I simply loved to write and I thought challengling myself to write not only genres I'm unfamiliar with in the writing compacity, but short stories as well would help me grow as a writer. How wrong I was. It's done the opposite. It's been frustrating to come up with story ideas and make them into a great read. It's caused me to ignore my longer works. It's drained me of all desire to write.
Writing stories for me has to be driven by the deep need a character has to have his or her story told. Forcing stories that don't have that drive hinders my writing ability.
So, I have a plan. I hope it works.
National Writer's Month starts next week. I've done this before, it's not hard to get 50,000 words out even when work sucks the life out of you, you have the flu and your harddrive dies. ;) This past weekend, I still had no idea what I was writing for this 30-day period. Then it hit me.

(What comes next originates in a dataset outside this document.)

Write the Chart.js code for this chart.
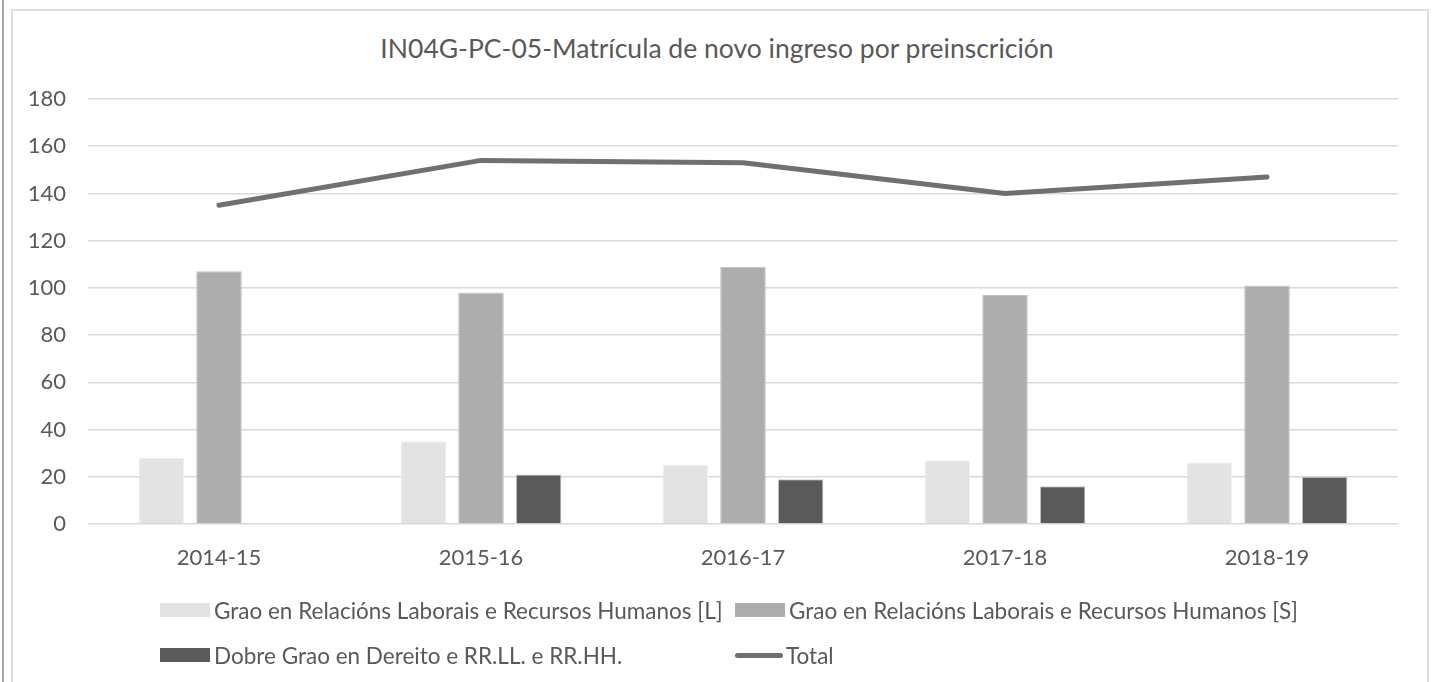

I have four short stories I've committed to, all due a few months apart next year, starting with January. So, why not try to get the first drafts done during NANO? Sounds good, doesn't it? Oh, my no. Ok, so I have the first one started and I know the ins and outs in my head, but it's stuck there. There is a May/December story, shouldn't be hard, I've written a few of those. So, I made notes on an idea for that story. Another is interracial, again, a familiar genre of which I've written, but I have no clue what to write. The final one is a horror story. You should have seen the HORROR on my face when I realized I'd committed to that. What the hell was I thinking? I guess with all the ghosts I've lived with, the stored horror in my mental files from books from the past, and the movies I've watched all my life, how could it possibly be hard to write must have been what I was thinking. I have no idea what it will be about. I suppose...oh, my gosh. I think I just got an idea for it.
I can see the confusion on your faces. What has all this have to do with Remodeling the Romance Writer? A lot. Remodeling you, the writer, for whatever reason isn't something we should be doing. Leave it to the rooms of your house. In other words, stay with what you love writing. Let your heart guide you, your characters guide you. Your stories will be so much better for it.
I know it's not New Year's Resolution time, but I have one. Once these shorts are out of the way, back to what I love. I'm excited about that. And anxious. I have a lot of work to do make them publish-worthy.
So, encourage me. Push me. Help me stay on track.
I could use a critique partner who writes similar contemporary works. I'm not up on fantasy or sci-fi.
As for house remodeling, I best get back to painting the living room. Must be done today. The new floor gets laid tomorrow night.